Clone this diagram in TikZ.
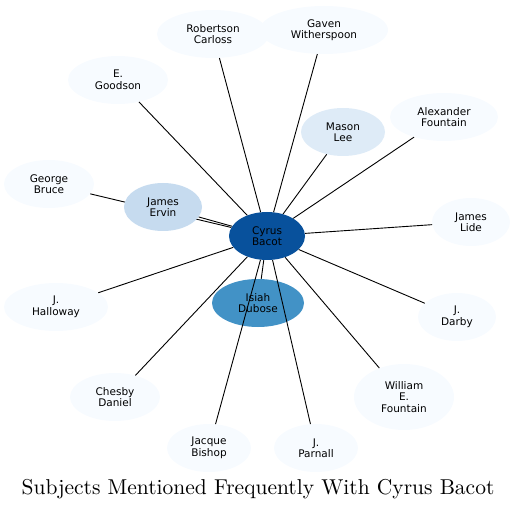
\documentclass[tikz,border=0pt]{standalone}
\usepackage{fontspec}
\usetikzlibrary{shapes.geometric}
\newfontfamily\nodefont{DejaVu Sans}
\newfontfamily\titlefont{lmroman10-regular}[Extension=.otf]
\definecolor{c0}{HTML}{F7FBFF}
\definecolor{c1}{HTML}{DEEBF7}
\definecolor{c2}{HTML}{C6DBEF}
\definecolor{c3}{HTML}{4292C6}
\definecolor{c4}{HTML}{08519C}
\begin{document}
\begin{tikzpicture}[x=1pt,y=-1pt,
  person/.style={ellipse, fill=c0, inner sep=0pt, align=center,
    font=\nodefont\fontsize{10.5}{11.5}\selectfont, text=black},
  link/.style={draw=black, line width=0.9pt}]
\useasboundingbox (0,0) rectangle (516,510);
\node[person, minimum width=112, minimum height=48] (rc) at (213,34) {Robertson\\Carloss};
\node[person, minimum width=128, minimum height=48] (gw) at (324,30) {Gaven\\Witherspoon};
\node[person, minimum width=100, minimum height=48] (eg) at (118,80) {E.\\Goodson};
\node[person, minimum width=108, minimum height=48] (af) at (444,117) {Alexander\\Fountain};
\node[person, fill=c1, minimum width=84, minimum height=48] (ml) at (343,132) {Mason\\Lee};
\node[person, minimum width=90, minimum height=48] (gb) at (49,184) {George\\Bruce};
\node[person, minimum width=78, minimum height=48] (jl) at (471,222) {James\\Lide};
\node[person, fill=c4, minimum width=76, minimum height=48] (cb) at (267,236) {Cyrus\\Bacot};
\node[person, fill=c3, minimum width=92, minimum height=48] (id) at (258,303) {Isiah\\Dubose};
\node[person, minimum width=104, minimum height=48] (jh) at (56,307) {J.\\Halloway};
\node[person, minimum width=78, minimum height=48] (jd) at (457,317) {J.\\Darby};
\node[person, minimum width=90, minimum height=48] (cd) at (115,397) {Chesby\\Daniel};
\node[person, minimum width=100, minimum height=66] (wf) at (404,397) {William\\E.\\Fountain};
\node[person, minimum width=84, minimum height=48] (jb) at (209,448) {Jacque\\Bishop};
\node[person, minimum width=84, minimum height=48] (jp) at (316,448) {J.\\Parnall};
\node[font=\titlefont\fontsize{21.5}{25}\selectfont] (title) at (258,489) {Subjects Mentioned Frequently With Cyrus Bacot};
\draw[link] (cb) -- (gb);
\node[person, fill=c2, minimum width=78, minimum height=48] (je) at (163,207) {James\\Ervin};
\foreach \t in {rc,gw,eg,af,ml,je,jl,id,jh,jd,cd,wf,jb,jp}
  \draw[link] (cb) -- (\t);
\end{tikzpicture}
\end{document}
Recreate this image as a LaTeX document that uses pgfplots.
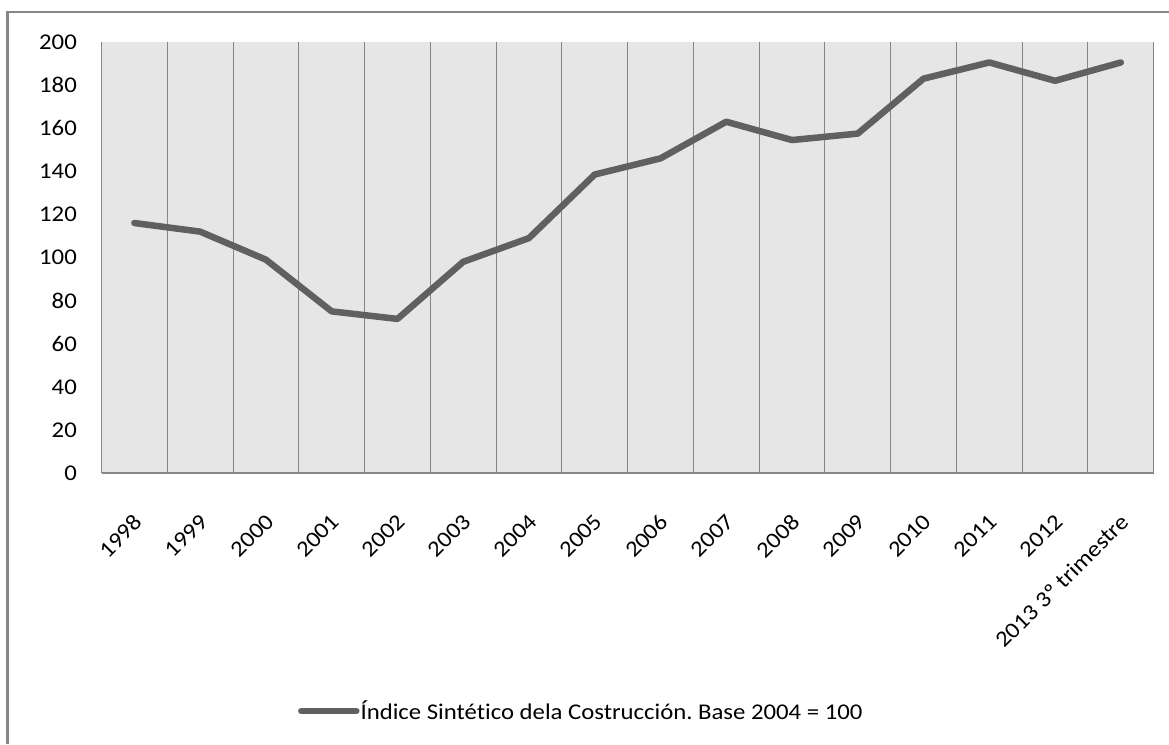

## WHAT IS NEEDED
Every line that holds the word "this" should be extracted.

## THE SOLUTION
Clone this diagram in TikZ.
Recreate this image as a LaTeX document that uses pgfplots.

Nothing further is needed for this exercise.